Moving along, here you could have purchased the eight-card '53 Reprint "set" that Topps mysteriously produced in 1972, allegedly for a banquet or gathering of some sort. It's a bizarre set, with misidentifications and a bewildering assortment of players.  Here's a proof sheet of the eight subjects from this difficult issue:


The 1973 "Baseball Cloth Sticker Sets" are the cloth versions of the 1973/74 Action Emblems, an abortive Topps attempt to circumvent the licensing of team logos from MLBPC. These are not well-known and I'm not sure if PSA even grades them. They seem to suffer from the adhesive being somewhat melty and gooey if not stored properly over the years:


Toward the bottom we have two inexorably linked sets (due to a common player selection) from 1973, the uber-difficult Baseball Comics and Baseball Pin-Ups.  I think they are also linked in a way to the Action Emblems in that they feature no logos. Either way, they are a really superb looking set:


I'm not sure why but the Pin-Ups are a little more available and survive at almost exactly a 2:1 ratio compared to the Comics, but make no mistake they are also extremely hard to find:


Concluding today's look back in wonder, we have the 1972 Cloth Baseball Stickers.  I think the reference to 55 being in the set is a typo, no one has seen more than the 33 known subjects in full, all neatly doubled in full array on this uncut sheet that displays portions of both slits. Some very tantalizing slivers can be seen too but I can't say undamaged stickers exist for these edge riders:


These are roughly as prevalent as the 1973 Baseball Pin-Ups, although it's worth noting those truncated stickers at the top of the sheet do turn up in their slightly decapitated form, as do all the others to a lessening degree.  This seems to have been a materials test, which was continued in 1976 before Topps finally got the formula down for 1977.

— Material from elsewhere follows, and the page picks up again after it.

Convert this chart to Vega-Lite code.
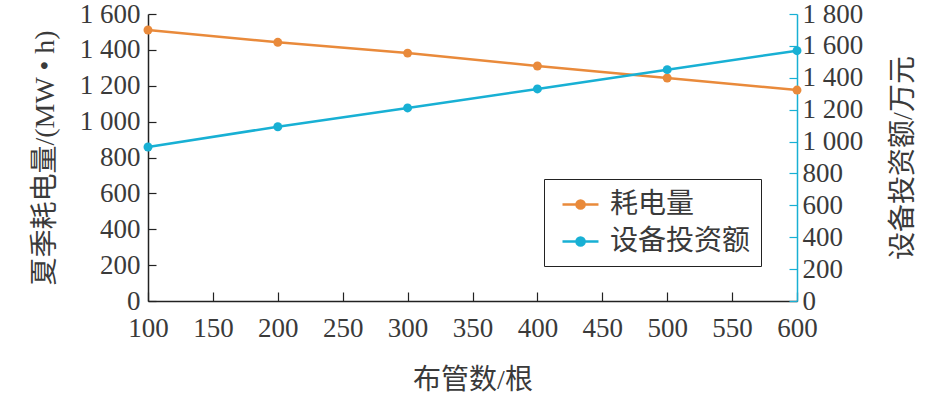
{
  "$schema": "https://vega.github.io/schema/vega-lite/v6.json",
  "autosize": {"type": "none"},
  "width": 649,
  "height": 287,
  "padding": {"left": 148, "top": 14, "right": 148, "bottom": 95},
  "background": "white",
  "config": {
    "view": {"stroke": null},
    "font": "Liberation Serif, Noto Sans CJK SC",
    "axis": {
      "grid": false,
      "labelFont": "Liberation Serif",
      "labelFontSize": 27,
      "labelColor": "#3a3a3a",
      "titleFont": "Liberation Serif, Noto Sans CJK SC",
      "titleFontSize": 28,
      "titleFontWeight": "normal",
      "titleColor": "#3a3a3a",
      "domainWidth": 1.5,
      "tickWidth": 1.2
    }
  },
  "data": {
    "values": [
      {"n": 100, "power": 1511, "invest": 966},
      {"n": 200, "power": 1442, "invest": 1093},
      {"n": 300, "power": 1382, "invest": 1211},
      {"n": 400, "power": 1310, "invest": 1330},
      {"n": 500, "power": 1243, "invest": 1451},
      {"n": 600, "power": 1176, "invest": 1570}
    ]
  },
  "encoding": {
    "x": {
      "field": "n",
      "type": "quantitative",
      "scale": {"domain": [100, 600], "nice": false},
      "axis": {
        "title": "布管数/根",
        "values": [100, 150, 200, 250, 300, 350, 400, 450, 500, 550, 600],
        "domainColor": "#222222",
        "tickColor": "#222222",
        "tickSize": -9,
        "labelPadding": 23,
        "titlePadding": 25,
        "labelFlush": false
      }
    }
  },
  "layer": [
    {
      "mark": {"type": "line", "strokeWidth": 2.5, "point": {"size": 80, "filled": true}},
      "encoding": {
        "y": {
          "field": "power",
          "type": "quantitative",
          "scale": {"domain": [0, 1600], "nice": false},
          "axis": {
            "title": "夏季耗电量/(MW • h)",
            "orient": "left",
            "values": [0, 200, 400, 600, 800, 1000, 1200, 1400, 1600],
            "labelExpr": "replace(format(datum.value, ','), ',', ' ')",
            "domainColor": "#222222",
            "tickColor": "#222222",
            "tickSize": -8,
            "labelPadding": 16,
            "titlePadding": 20,
            "labelFlush": false
          }
        },
        "color": {
          "datum": "耗电量",
          "type": "nominal",
          "scale": {"domain": ["耗电量", "设备投资额"], "range": ["#E98A3B", "#18B0D4"]},
          "legend": {
            "title": null,
            "orient": "none",
            "legendX": 396,
            "legendY": 165,
            "strokeColor": "#222222",
            "padding": 10,
            "labelFont": "Noto Sans CJK SC",
            "labelFontSize": 28,
            "labelColor": "#3a3a3a",
            "symbolType": "M-0.5,0L2.07,0M0.5,0A0.29,0.29,0,1,1,1.08,0A0.29,0.29,0,1,1,0.5,0",
            "symbolSize": 784,
            "symbolStrokeWidth": 2.5,
            "rowPadding": 7,
            "labelOffset": 25
          }
        }
      }
    },
    {
      "mark": {"type": "line", "strokeWidth": 2.5, "point": {"size": 80, "filled": true}},
      "encoding": {
        "y": {
          "field": "invest",
          "type": "quantitative",
          "scale": {"domain": [0, 1800], "nice": false},
          "axis": {
            "title": "设备投资额/万元",
            "orient": "right",
            "titleAngle": -90,
            "titleBaseline": "top",
            "values": [0, 200, 400, 600, 800, 1000, 1200, 1400, 1600, 1800],
            "labelExpr": "replace(format(datum.value, ','), ',', ' ')",
            "domainColor": "#18B0D4",
            "tickColor": "#18B0D4",
            "tickSize": -8,
            "labelPadding": 13,
            "titlePadding": 27,
            "labelFlush": false
          }
        },
        "color": {"datum": "设备投资额", "type": "nominal"}
      }
    }
  ],
  "resolve": {"scale": {"y": "independent"}}
}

Topps had a couple of other dealers who helped send this stuff out into the world, like Bill Haber, who was a Topps employee just like Gelman but preferred selling things directly at New York City area collectible shows, which were not exactly in abundance at the time.  You really needed some expert timing to take advantage and realistically, it wasn't the average ten-year-old buying up all the test issues.

Saturday, October 5, 2019

Cloth Makes The Man

Topps spent a fair bit of time getting their cloth baseball stickers down in the 1970's.  Finally seeing the official light of day in 1977, there were materials tests undertaken in 1970, 1972, and 1976, plus a series of 1973--74 Cloth Emblems that spanned a few sports, not to mention the 1968 Football Paches and some non-sports issues. I'm not sure why it proved to be so difficult for Topps to work up proper specifications for the national pastime, those '68 Football Patches have held up remarkably well, although most of the press ended up being rescued from a Pennsylvania dump along with the black and white Football Team cards test issue they were packaged with. And let's not forget their 1949 Flags Of All Nations/Soldiers Of The World issue which used a similar cloth-like material.

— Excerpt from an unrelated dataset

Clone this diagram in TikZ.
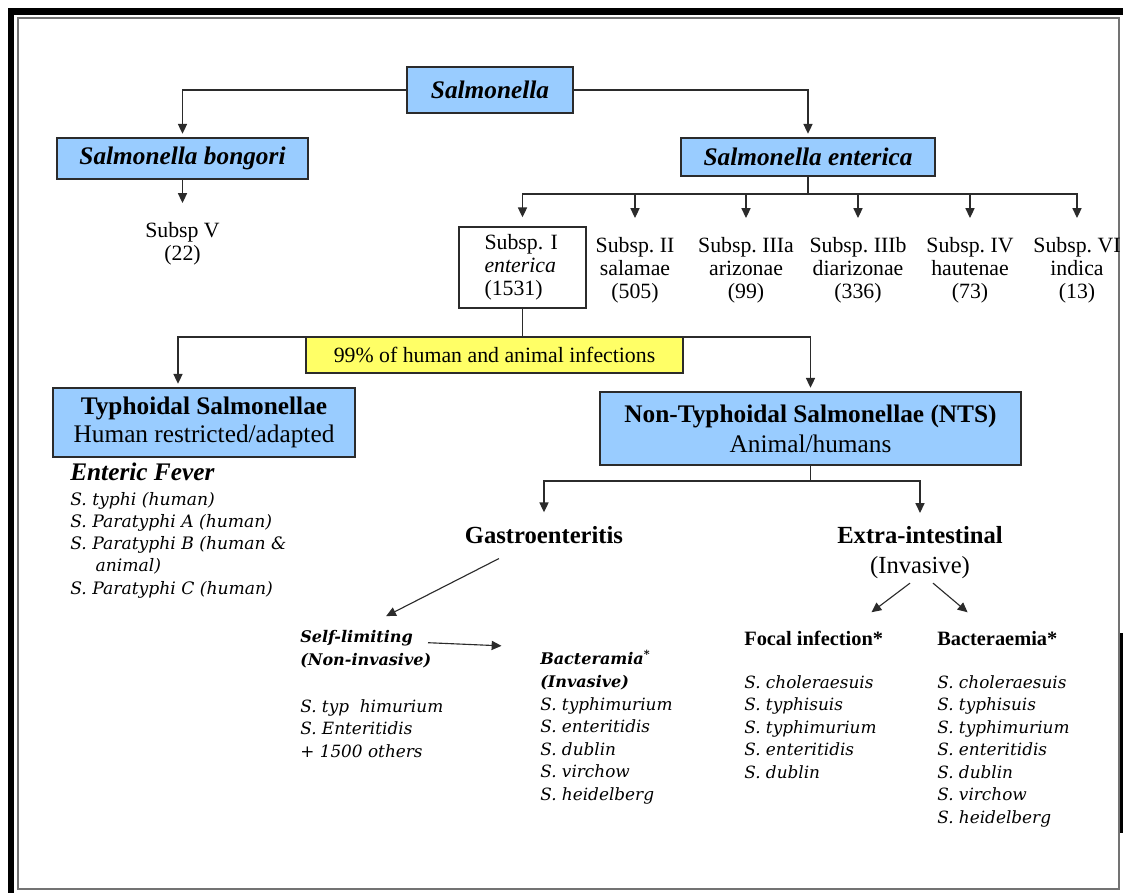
\documentclass[tikz,border=0pt]{standalone}
\usepackage{fontspec}
\setmainfont{Liberation Serif}
\newfontfamily\serofont{DejaVu Serif}
\usetikzlibrary{positioning,calc,arrows.meta}
\definecolor{genusblue}{HTML}{99CCFF}
\definecolor{noteyellow}{HTML}{FFFF66}
\definecolor{edgegray}{HTML}{2B2B2B}
\tikzset{
	link/.style={-{Triangle[length=7pt,width=6.5pt]}, line width=0.8pt, draw=edgegray, shorten >=2.5pt}, % tree connector
	reach/.style={shorten >=#1}, reach/.default=6.4pt, % stops short of a text label
	genus/.style={draw=edgegray, fill=genusblue, line width=1pt, inner sep=0pt, font=\fontsize{18}{21}\selectfont\bfseries\itshape},
	group/.style={draw=edgegray, fill=genusblue, line width=1pt, inner sep=0pt, align=center},
	subsp/.style={anchor=north, align=center, inner xsep=0pt, inner ysep=7pt, font=\fontsize{15.5}{16.3}\selectfont},
	head/.style={inner sep=0pt, font=\fontsize{17.5}{21.3}\selectfont},
	sero/.style={anchor=north west, align=left, inner sep=0pt, font=\serofont\itshape\fontsize{12}{16}\selectfont}
}

\begin{document}
\frenchspacing
\begin{tikzpicture}[x=0.025cm, y=-0.025cm,
        kind/.style={anchor=north west, align=left, inner sep=0pt, font=\serofont\bfseries\itshape\fontsize{11.4}{16.3}\selectfont},
        form/.style={anchor=base west, inner sep=0pt, font=\fontsize{14.5}{17}\selectfont\bfseries}
    ]
    \useasboundingbox (0,0) rectangle (1123,893);
    % frame
    \draw[line width=4.5pt] (11,893) -- (11,11.5) -- (1123,11.5);
    \draw[line width=2pt] (1121.5,633) -- (1121.5,833);
    \draw[line width=1pt, black!55] (18,18) rectangle (1119,889);

    % genus and species
    \node[genus, minimum width=4.15cm, minimum height=1.15cm] (salm) at (490,90) {Salmonella};
    \node[genus, minimum width=6.275cm, minimum height=1.025cm] (bong) at (182.5,158.5) {Salmonella bongori};
    \node[genus, minimum width=6.35cm, minimum height=0.95cm] (ent) at (808,157) {Salmonella enterica};
    \draw[link] (salm.west) -| (bong.north);
    \draw[link] (salm.east) -| (ent.north);

    \node[subsp] (subV) at (182.5,212) {Subsp V\\(22)};
    \draw[link,reach] (bong.south) -- (subV.north);

    % subspecies of enterica
    \node[draw=edgegray, line width=1pt, inner sep=0pt, minimum width=3.175cm, minimum height=2.025cm,
        align=left, text width=54pt, font=\fontsize{15.5}{16.3}\selectfont] (sI) at (522.5,267.5) {Subsp. I\\\textit{enterica}\\(1531)};
    \node[subsp] (sII) at (635,227) {Subsp. II\\salamae\\(505)};
    \node[subsp] (sIIIa) at (746,227) {Subsp. IIIa\\arizonae\\(99)};
    \node[subsp] (sIIIb) at (858,227) {Subsp. IIIb\\diarizonae\\(336)};
    \node[subsp] (sIV) at (970,227) {Subsp. IV\\hautenae\\(73)};
    \node[subsp] (sVI) at (1077,227) {Subsp. VI\\indica\\(13)};
    \coordinate (entbus) at (808,194);
    \foreach \s in {sI,sII,sIIIa,sIIIb,sIV,sVI}
        \draw[link,reach] (ent.south) -- (entbus) -| (\s.north);

    % typhoidal / non-typhoidal
    \node[group, minimum width=7.55cm, minimum height=1.725cm, font=\fontsize{18}{19.5}\selectfont] (typh) at (204,422.5)
        {\textbf{Typhoidal Salmonellae}\\Human restricted/adapted};
    \node[group, minimum width=10.525cm, minimum height=1.825cm, font=\fontsize{18}{21.3}\selectfont] (nts) at (810.5,428.5)
        {\textbf{Non-Typhoidal Salmonellae (NTS)}\\Animal/humans};
    \coordinate (ibus) at (522.5,337);
    \draw[link] (sI.south) -- (ibus) -| ([xshift=-0.65cm]typh.north);
    \draw[link] (sI.south) -- (ibus) -| (nts.north);
    \node[draw=edgegray, fill=noteyellow, line width=1pt, inner sep=0pt, minimum width=9.425cm, minimum height=0.9cm,
        font=\fontsize{15.5}{17}\selectfont] (share) at (494.5,355) {99\% of human and animal infections};

    % enteric fever
    \node[anchor=base west, inner sep=0pt, font=\fontsize{18}{21}\selectfont\bfseries\itshape] (fever) at (70,480) {Enteric Fever};
    \node[sero, font=\serofont\itshape\fontsize{12.2}{15.8}\selectfont] (feverlist) at (70,492)
        {S. typhi (human)\\S. Paratyphi A (human)\\S. Paratyphi B (human \&\\\hspace*{18pt}animal)\\S. Paratyphi C (human)};

    % NTS branches
    \node[head, anchor=base, font=\fontsize{17.5}{21.3}\selectfont\bfseries] (gastro) at (544,543) {Gastroenteritis};
    \node[head, anchor=north, align=center] (extra) at (920,526.3) {\textbf{Extra-intestinal}\\(Invasive)};
    \coordinate (ntsbus) at (810.5,481);
    \draw[link,reach=9.5pt] (nts.south) -- (ntsbus) -| (gastro.north);
    \draw[link,reach=9.5pt] (nts.south) -- (ntsbus) -| (extra.north);

    \node[kind] (selflim) at (300,629.7) {Self-limiting\\(Non-invasive)};
    \node[sero] (gastrolist) at (300,699) {S. typ\ \ himurium\\S. Enteritidis\\+ 1500 others};
    \node[kind] (bactm) at (540,650) {Bacteramia\textsuperscript{*}\\(Invasive)};
    \node[sero] (bactmlist) at (540,697) {S. typhimurium\\S. enteritidis\\S. dublin\\S. virchow\\S. heidelberg};
    \draw[link] ($(gastro.south)+(-45,15)$) -- ($(selflim.north west)+(83,-12)$);
    \draw[link] ($(selflim.north west)+(128,13)$) -- ($(bactm.north west)+(-35,-4)$);

    \node[form] (focal) at (744,645) {Focal infection*};
    \node[form] (bact) at (937,645) {Bacteraemia*};
    \node[sero] (focallist) at (744,675.2) {S. choleraesuis\\S. typhisuis\\S. typhimurium\\S. enteritidis\\S. dublin};
    \node[sero] (bactlist) at (937,675.2) {S. choleraesuis\\S. typhisuis\\S. typhimurium\\S. enteritidis\\S. dublin\\S. virchow\\S. heidelberg};
    \draw[link] ($(extra.south)+(-10,4)$) -- ($(focal.north)+(55,-16)$);
    \draw[link] ($(extra.south)+(13,4)$) -- ($(bact.north)+(-27,-16)$);
\end{tikzpicture}
\end{document}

I've covered the 1970 and 1976 cloth stickers previously and the former are famous hobby rarities, while the latter are not.  The 1977 set needs no commentary today, it's still found in abundance and is, to my mind, quite nice. I may do a post on it shortly as the checklist/puzzle cards that came with it are harder to find and kinda neat as well.

I remember seeing a few of the 1972 Cloth Stickers at shows in the 80's in uncut form, which is how all of these have entered the hobby. I'm sure they came via a Topps back door somewhere, possibly in the outflow of Card Collectors inventory following Woody Gelman's death in 1978, and which took some time to disseminate as the earliest mention of these I can trace so far is from 1981. The sheets were fairly reasonably priced back then, not so today due to the Roberto Clemente In Action being included in the array and a lot of times you find them with the plain sticker backing gone or discorporated.  Some are missing a slice across the top of the sticker as well. Still, they are pretty cool.

Unlike 1970, which came from a specific half sheet section and 1976, which was Frankensteined by Topps using only Duffy Dyer and Bob Apodaca, the 33 sticker run spanned two Topps half sheets from the 3rd series in 1972.  It also includes partials on either edge, echoing the 1970 version in this regard:


I don't know why Topps took things to test from across two sheets like this but it's quite common in their history.  Here's a  look at some real estate from a normal 3rd series sheet:


You can see how the imaged cloth sheet was just the bottom three rows of this section - Topps printed 66 cards from each 1972 series on one half sheet and 66 cards on the other, with the DP checklist for the next series on all but the high number sheet (132*6=792-5 DP's=787 card series) in '72. The top row is interesting as well as the stickers I have seen with the slice taken off the top seem to come from that row, which is indeed short on this regular issue sheet as well. This could truly be coincidental as I'm not sure why a card board version missing real estate would be replicated in cloth.

Here is the checklist:

AARON HANK
APARICIO LUIS IN ACTION
BROWN IKE
CALLISON JOHNNY
CHECKLIST 3
CLEMENTE ROBERTO IN ACTION
CONCEPCION DAVE
COOK RON
DAVIS WILLIE
FITZMORRIS AL
FLOYD BOBBY
FOSTER RAY
FREGOSI JIM BOYHOOD PHOTO
FRISELLA DANNY IN ACTION
FRYMAN WOODY
HARMON TERRY
HOWARD FRANK
KLIMKOWSKI RON
LAHOUD JOE
LEFEBVRE JIM
MADDOX ELLIOTT
MARTINEZ MARTY
McCOVEY WILLIE
McRAE HAL
O'BRIEN SYD
BOSTON RED SOX TEAM
RODRIGUEZ AURELIO
SEVERINSEN AL
SHAMSKY ART
STONE STEVE
SWANSON STAN
WATSON BOB
WHITE ROY

Four Hall of Famers and Willie Stargell In Action and Sparky Anderson are partials on the uncut sheet....what could have been!